Stored data:
>>>

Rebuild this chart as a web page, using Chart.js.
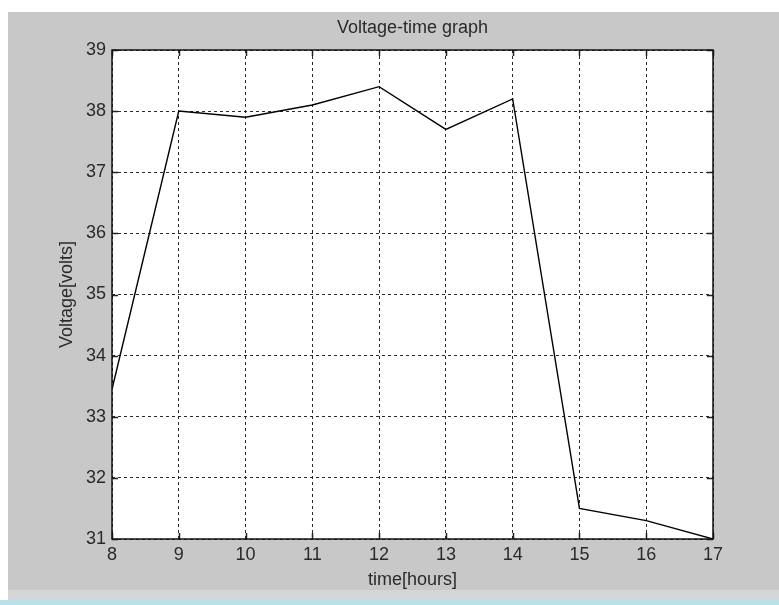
<!DOCTYPE html>
<html>
<head>
<meta charset="utf-8">
<script src="https://cdn.jsdelivr.net/npm/chart.js@4/dist/chart.umd.min.js"></script>
<style>
  html, body { margin: 0; padding: 0; background: #fff; }
  #wrap { position: relative; width: 779px; height: 605px; }
</style>
</head>
<body>
<div id="wrap"><canvas id="voltChart"></canvas></div>
<script>
// Data
const hours = [8, 9, 10, 11, 12, 13, 14, 15, 16, 17];
const volts = [33.45, 38.0, 37.9, 38.1, 38.4, 37.7, 38.2, 31.5, 31.3, 31.0];
const yTicks = [31, 32, 33, 34, 35, 36, 37, 38, 39];

const points = hours.map((h, i) => ({ x: h, y: volts[i] }));
const FONT = 'Liberation Sans, Arial, sans-serif';

// figure background, box around plot and small inward tick marks
const figurePlugin = {
    id: 'figure',
    beforeDraw(chart) {
        const { ctx, chartArea: a } = chart;
        ctx.save();
        ctx.fillStyle = '#ffffff';
        ctx.fillRect(0, 0, chart.width, chart.height);
        ctx.fillStyle = '#c8c8c8';
        ctx.fillRect(8, 12, chart.width - 8, 578);
        ctx.fillStyle = '#d3d6d8';
        ctx.fillRect(8, 590, chart.width - 8, 10);
        ctx.fillStyle = '#b9dfe8';
        ctx.fillRect(0, 600, chart.width, 5);
        ctx.fillStyle = '#ffffff';
        ctx.fillRect(a.left, a.top, a.right - a.left, a.bottom - a.top);
        ctx.restore();
    },
    afterDatasetsDraw(chart) {
        const { ctx, chartArea: a, scales } = chart;
        ctx.save();
        ctx.strokeStyle = '#222';
        ctx.lineWidth = 1.5;
        ctx.beginPath();
        hours.forEach(h => {
            const px = Math.round(scales.x.getPixelForValue(h)) + 0.5;
            ctx.moveTo(px, a.bottom); ctx.lineTo(px, a.bottom - 6);
            ctx.moveTo(px, a.top); ctx.lineTo(px, a.top + 6);
        });
        yTicks.forEach(v => {
            const py = Math.round(scales.y.getPixelForValue(v)) + 0.5;
            ctx.moveTo(a.left, py); ctx.lineTo(a.left + 6, py);
            ctx.moveTo(a.right, py); ctx.lineTo(a.right - 6, py);
        });
        ctx.stroke();
        ctx.strokeStyle = '#111';
        ctx.strokeRect(a.left, a.top, a.right - a.left, a.bottom - a.top);
        ctx.restore();
    }
};

const ctx = document.getElementById('voltChart').getContext('2d');
const voltChart = new Chart(ctx, {
    type: 'line',
    data: {
        datasets: [{
            label: 'Voltage',
            data: points,
            borderColor: '#000',
            borderWidth: 1.4,
            pointRadius: 0,
            tension: 0,
            fill: false
        }]
    },
    options: {
        responsive: true,
        maintainAspectRatio: false,
        animation: false,
        layout: { padding: { left: 0, top: 0, right: 66, bottom: 0 } },
        plugins: {
            legend: { display: false },
            tooltip: { enabled: false },
            title: {
                display: true,
                fullSize: false,
                text: 'Voltage-time graph',
                color: '#2a2a2a',
                font: { family: FONT, size: 18, weight: 'normal', lineHeight: 1.2 },
                padding: { top: 17, bottom: 11.4 }
            }
        },
        scales: {
            x: {
                type: 'linear',
                min: 8,
                max: 17,
                afterFit: s => { s.height = 66; },
                ticks: {
                    stepSize: 1,
                    padding: 5,
                    color: '#2a2a2a',
                    font: { family: FONT, size: 18 }
                },
                grid: {
                    color: '#2a2a2a',
                    lineWidth: 1,
                    drawTicks: false
                },
                border: { display: false, dash: [3, 3] },
                title: {
                    display: true,
                    text: 'time[hours]',
                    color: '#2a2a2a',
                    font: { family: FONT, size: 18, lineHeight: 1.2 },
                    padding: { top: 0, bottom: 14 }
                }
            },
            y: {
                min: 31,
                max: 39,
                afterFit: s => { s.width = 112; },
                ticks: {
                    stepSize: 1,
                    padding: 6,
                    color: '#2a2a2a',
                    font: { family: FONT, size: 18 }
                },
                grid: {
                    color: '#2a2a2a',
                    lineWidth: 1,
                    drawTicks: false
                },
                border: { display: false, dash: [3, 3] },
                title: {
                    display: true,
                    text: 'Voltage[volts]',
                    color: '#2a2a2a',
                    font: { family: FONT, size: 18, lineHeight: 1.2 },
                    padding: { top: 56, bottom: 0 }
                }
            }
        }
    },
    plugins: [figurePlugin]
});
</script>
</body>
</html>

<<<

Exercise aim:
Please repeat exactly the data above from its first line to the line that contains "const FONT = 'Liberation", inclusive, and leave every picture out.

Output for this exercise:
Rebuild this chart as a web page, using Chart.js.
<!DOCTYPE html>
<html>
<head>
<meta charset="utf-8">
<script src="https://cdn.jsdelivr.net/npm/chart.js@4/dist/chart.umd.min.js"></script>
<style>
  html, body { margin: 0; padding: 0; background: #fff; }
  #wrap { position: relative; width: 779px; height: 605px; }
</style>
</head>
<body>
<div id="wrap"><canvas id="voltChart"></canvas></div>
<script>
// Data
const hours = [8, 9, 10, 11, 12, 13, 14, 15, 16, 17];
const volts = [33.45, 38.0, 37.9, 38.1, 38.4, 37.7, 38.2, 31.5, 31.3, 31.0];
const yTicks = [31, 32, 33, 34, 35, 36, 37, 38, 39];

const points = hours.map((h, i) => ({ x: h, y: volts[i] }));
const FONT = 'Liberation Sans, Arial, sans-serif';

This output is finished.